Robb’s writing on a Saturday night again, with a rather tasty Red Hook Pilsner next to the keyboard. What else could explain that bizarre title?
Nah. (Though check back after the next one.)
What I mean is:
If you’re the leader of a community (whether a conference, association, club or any other assembly of people), you’ll tend to engage them most at the event, as well as immediately before and after. It’s a flurry of welcome emails, reminder emails, mid-day announcements, and cocktail face-time with as many of your constituents as you can find.
Your effort with the community follows a normal statistical distribution, meaning it’s centered around a point - your event’s moment in time. Guess what?

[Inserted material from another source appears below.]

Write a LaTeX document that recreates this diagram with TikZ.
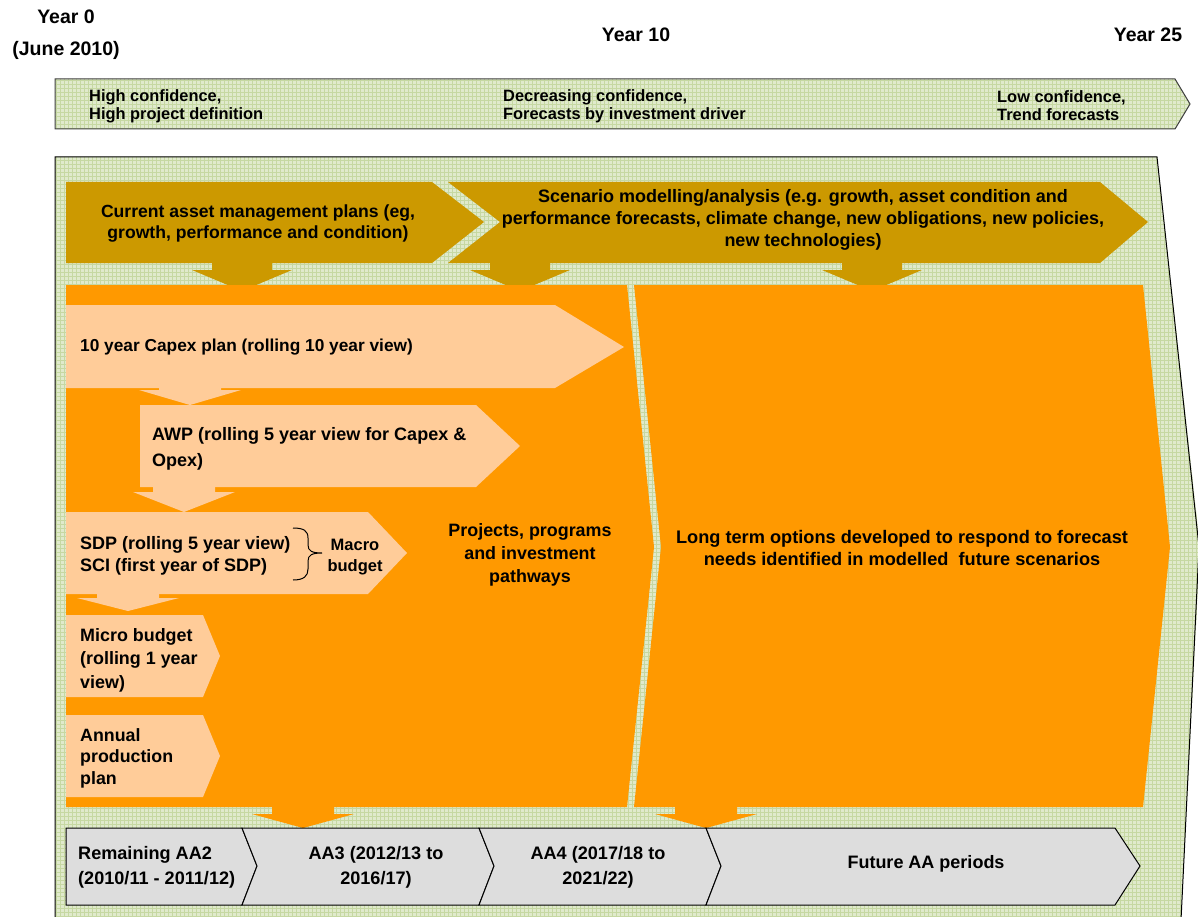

That’s actually when your community needs you the least.
This is their time together to build stronger bonds, trade information and contacts, and generally affirm the worth of the community you’ve built. The entire point is to make a more cohesive group: they need to focus on one another.
The more you focus on the event as the sole point of communication with your community, the less cohesive your community will be and the less effective your event will become.
This is not to say that events are unimportant - they’re the critical points in the life of your community! - but you’ve got to set the stage all year, and let things happen in the magic of real-time without pestering everyone.
If no one hears from you all year, they don’t think about your community, either, and your frantic interventions at the event are just another annoyance at an event they weren’t really anticipating anyhow.
I’m not going to ask you to change your effort around community at events entirely. Just balance your engagement throughout the year so that you’re in touch at a low level frequently, and get out of the way when the hard work you’ve done to bring people together at your event is about to pay off.
Your outreach can still center around your event (and a flatter distribution is even technically “normal” too) but your event will seem extraordinary because of your poise and focus on attendee experience. It’s a perfect pitch very few community organizers hit.
(Though if you were feeling frisky you could try for a bimodal distribution, with great lead-in and follow-up to enhance the worth of the event.)